Dashboard Personalization & Multi-Platform Coverage: The dashboard allows customization, and you gain access not just on one platform but across social and display networks (including native, Google Display Network, Reddit, and Quora).
Free Browser Extension: There is a browser extension for Facebook that offers quick access to competitive data and insights without leaving your workflow.
Use Case Examples: The platform is used by marketers to reduce ad research time, cut A/B testing costs, and discover high-performing ad models more quickly.
Conclusion
First party data provides a clearer and more reliable way to understand customers and improve marketing. When used for personalization, measurement, identity, lifecycle campaigns, and safe partnerships, the results are stronger and more consistent.
Tools like PowerAdSpy help support this work by showing what ads and ideas are performing in the market. It provides real examples that can be used to shape better campaigns and make smarter decisions.
Starting with small steps, focusing on clean data, and building from there is recommended. When you use your first-party data well, you create marketing that is more accurate, efficient, and easier to scale.
FAQ
How do I know if my first party data is trustworthy?
Your data is trustworthy if they are collected directly from your customers, consistently recorded, and free from duplicates or missing fields. Run basic checks each month to spot errors and keep your profile clean.
2. How much first party data do I need before I start using AI?

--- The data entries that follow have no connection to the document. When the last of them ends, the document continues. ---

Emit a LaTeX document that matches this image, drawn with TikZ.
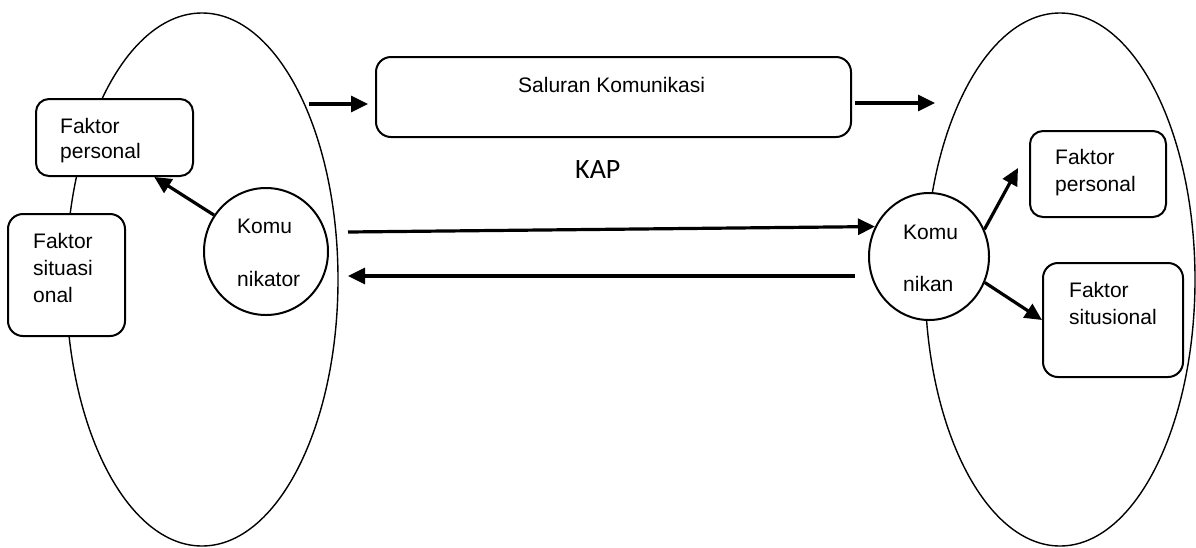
\documentclass[tikz,border=0pt]{standalone}
\usepackage{fontspec}
\setmainfont{Liberation Sans}
\newfontfamily\kapfont{Carlito}
\usetikzlibrary{shapes.geometric,arrows.meta,calc}
\begin{document}
\begin{tikzpicture}[x=1pt,y=-1pt,
  big/.style={draw, ellipse, line width=1.4pt, inner sep=0pt},
  rbox/.style={draw, fill=white, rectangle, rounded corners=13pt, line width=2pt, inner sep=0pt},
  person/.style={draw, fill=white, ellipse, line width=2pt, inner sep=0pt},
  lbl/.style={anchor=base west, inner sep=0pt, font=\fontsize{21}{25}\selectfont},
  arr/.style={line width=3.2pt, -{Triangle[length=17pt,width=16pt]}}]
\useasboundingbox (0,0) rectangle (1196,547);

% big ellipses
\node[big, minimum width=272, minimum height=533] (le) at (202,279.5) {};
\node[big, minimum width=270, minimum height=533] (re) at (1060,279.5) {};

% boxes
\node[rbox, minimum width=157, minimum height=77] (fp1) at (114.5,137.5) {};
\node[rbox, minimum width=117, minimum height=122, rounded corners=15pt] (fs1) at (66.5,275) {};
\node[rbox, minimum width=475, minimum height=80, rounded corners=15pt] (sal) at (613.5,97) {};
\node[rbox, minimum width=136, minimum height=86] (fp2) at (1098,174) {};
\node[rbox, minimum width=140, minimum height=114, rounded corners=15pt] (fs2) at (1113,320) {};

% persons
\node[person, minimum width=124, minimum height=127] (kom) at (266,251.5) {};
\node[person, minimum width=120, minimum height=127] (kn) at (929,256.5) {};

% texts
\node[lbl] (t1a) at (60,133) {Faktor};
\node[lbl] (t1b) at (60,158) {personal};
\node[lbl] (t2a) at (33,248) {Faktor};
\node[lbl] (t2b) at (33,275) {situasi};
\node[lbl] (t2c) at (33,302) {onal};
\node[lbl] (t3a) at (237,233) {Komu};
\node[lbl] (t3b) at (237,286) {nikator};
\node[lbl] (t4) at (518,92) {Saluran Komunikasi};
\node[anchor=base west, inner sep=0pt, font=\kapfont\fontsize{28}{30}\selectfont] (kap) at (575,178) {KAP};
\node[lbl] (t5a) at (1055,164) {Faktor};
\node[lbl] (t5b) at (1055,191) {personal};
\node[lbl] (t6a) at (903,239) {Komu};
\node[lbl] (t6b) at (903,291) {nikan};
\node[lbl] (t7a) at (1069,297) {Faktor};
\node[lbl] (t7b) at (1069,324) {situsional};

% arrows
\coordinate (a1s) at (309,104);
\draw[arr, shorten >=7pt] (a1s) -- (a1s -| sal.west);
\coordinate (a2e) at (935,103);
\draw[arr] ($(sal.east |- a2e)+(3,0)$) -- (a2e);
\draw[arr] (kom.145) -- ($(fp1.south west)!0.75!(fp1.south east)$);
\coordinate (m1s) at (348,232);
\draw[arr] (m1s) -- (kn.151);
\coordinate (m2e) at (348,276);
\draw[arr] ($(kn.west |- m2e)+(-13,0)$) -- (m2e);
\coordinate (r1e) at (1018,168);
\draw[arr] (kn.26) -- (r1e);
\draw[arr] (kn.-25) -- (fs2.west);
\end{tikzpicture}
\end{document}
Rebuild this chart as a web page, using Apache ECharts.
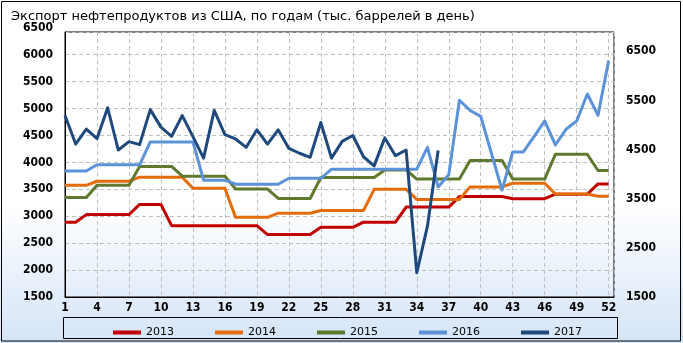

You do not need huge datasets. Even a few thousand clean customer records are sufficient for simple prediction models or personalized messaging. What matters most is accuracy rather than volume.
3. What tools can help manage first party data besides a CDP?
You can start with your existing CRM, analytics platform, email tool, or tag manager. As your needs grow, you can shift to more advanced tools, but you do not need a full CDP on day one.
4. Is first-party data useful for small businesses?
Yes. Small businesses often gain value because their audiences are more focused. Even basic behavioral and purchase data can improve targeting, retention, and personalization of advertising.